In this episode, I decided to be content with the simple beauty of a refactoring.  I’m on the road and quite busy, including some presentations and a lot of driving around to various client sites, so it’s already a tiring week.  Add to that the fact that my car stereo is (was) apparently a hot commodity on the black market, triggering a thief to target my car in the Marriott parking lot while leaving every other car alone, and it’s been a pretty draining week.  So to sit down and code was nice.  But to sit down and clean up/delete code was sublime.

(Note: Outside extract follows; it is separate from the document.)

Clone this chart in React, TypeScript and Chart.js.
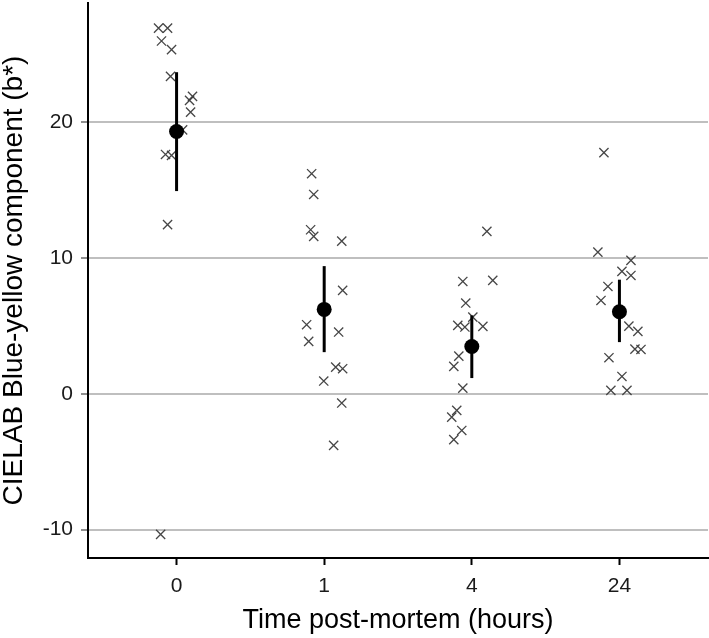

It’s always a win when you can do some cleaning, and so I decided to cap an episode early with nothing but that activity.

What I accomplish in this clip:

  • Refactored GetCastlingMovesFor to be cleaner and more succinct.
  • Laid a solid foundation for implementing castling for black pieces.

Here are some lessons to take away:

  • Trust me — you’re never going to look back later and think, “if only I hadn’t spend those 15 minutes cleaning up this method!”  Take the time.  Clean the method.  You are definitely not going to regret doing so.
  • Avoid “magic” values whenever possible.  Ask yourself if someone reading through your code would say “what on Earth does 7 mean here?”  Take literals and given them meaningful names as constants to be clear on their significance.
  • Code is a lot easier to reason about when it is declarative, rather than imperative.  Whenever possible, write code that expresses “what” and not the details of “how.”
  • It’s okay to give something a temporary nonsense name if you’re in the midst of refactoring and think you might not be done conceiving of what it’s supposed to do.  Just make sure you come back and give it a good name.  Don’t forget!